▶ Required task: Skip the pictures. Reproduce all other material exactly.

+---+

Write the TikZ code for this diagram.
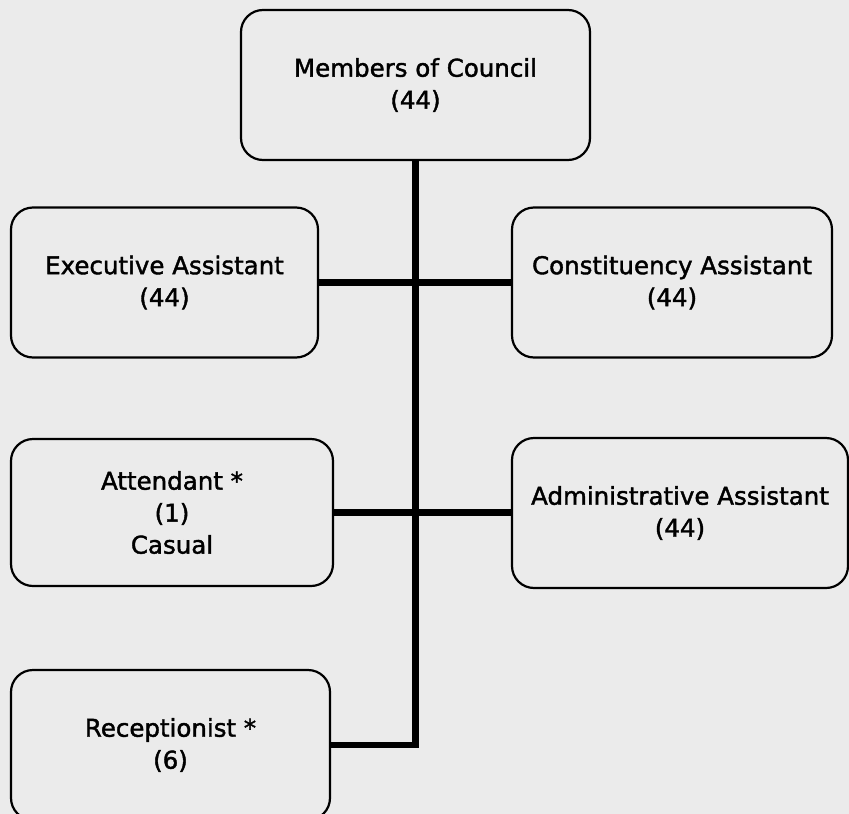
\documentclass[tikz,border=0pt]{standalone}
\usepackage{fontspec}
\setmainfont[FakeBold=1.6]{DejaVu Sans}
\usepackage{xcolor}
\usepackage{tikz}
\usetikzlibrary{positioning,calc}

\definecolor{panel}{RGB}{235,235,235}

\begin{document}
\begin{tikzpicture}[
    x=1pt, y=-1pt,
    post/.style={rectangle, draw, line width=2.2pt, rounded corners=22pt, fill=panel, align=center, inner sep=0pt, minimum height=150pt, font=\fontsize{24.5}{32}\selectfont},
    link/.style={line width=6.5pt}
]
\clip (0,0) rectangle (849,814);
\fill[panel] (0,0) rectangle (849,814);

\node[post, minimum width=349pt] (council) at (415.5,85) {Members of Council\\(44)};

\node[post, minimum width=307pt] (exec) at (164.5,282.5) {Executive Assistant\\(44)};
\node[post, minimum width=320pt] (const) at (672,282.5) {Constituency Assistant\\(44)};

\node[post, minimum width=322pt, minimum height=147pt] (attend) at (172,512.5) {Attendant *\\(1)\\Casual};
\node[post, minimum width=336pt] (admin) at (680,513) {Administrative Assistant\\(44)};

\node[post, minimum width=319pt] (recept) at (170.5,745) {Receptionist *\\(6)};

\draw[link] (exec.east) -- (const.west);
\draw[link] (attend.east) -- (attend.east -| admin.west);
\draw[link] (council.south) -- (council.south |- recept.east) -- (recept.east);

\end{tikzpicture}
\end{document}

+---+

▶ Solution to this problem:
Write the TikZ code for this diagram.
\documentclass[tikz,border=0pt]{standalone}
\usepackage{fontspec}
\setmainfont[FakeBold=1.6]{DejaVu Sans}
\usepackage{xcolor}
\usepackage{tikz}
\usetikzlibrary{positioning,calc}

\definecolor{panel}{RGB}{235,235,235}

\begin{document}
\begin{tikzpicture}[
    x=1pt, y=-1pt,
    post/.style={rectangle, draw, line width=2.2pt, rounded corners=22pt, fill=panel, align=center, inner sep=0pt, minimum height=150pt, font=\fontsize{24.5}{32}\selectfont},
    link/.style={line width=6.5pt}
]
\clip (0,0) rectangle (849,814);
\fill[panel] (0,0) rectangle (849,814);

\node[post, minimum width=349pt] (council) at (415.5,85) {Members of Council\\(44)};

\node[post, minimum width=307pt] (exec) at (164.5,282.5) {Executive Assistant\\(44)};
\node[post, minimum width=320pt] (const) at (672,282.5) {Constituency Assistant\\(44)};

\node[post, minimum width=322pt, minimum height=147pt] (attend) at (172,512.5) {Attendant *\\(1)\\Casual};
\node[post, minimum width=336pt] (admin) at (680,513) {Administrative Assistant\\(44)};

\node[post, minimum width=319pt] (recept) at (170.5,745) {Receptionist *\\(6)};

\draw[link] (exec.east) -- (const.west);
\draw[link] (attend.east) -- (attend.east -| admin.west);
\draw[link] (council.south) -- (council.south |- recept.east) -- (recept.east);

\end{tikzpicture}
\end{document}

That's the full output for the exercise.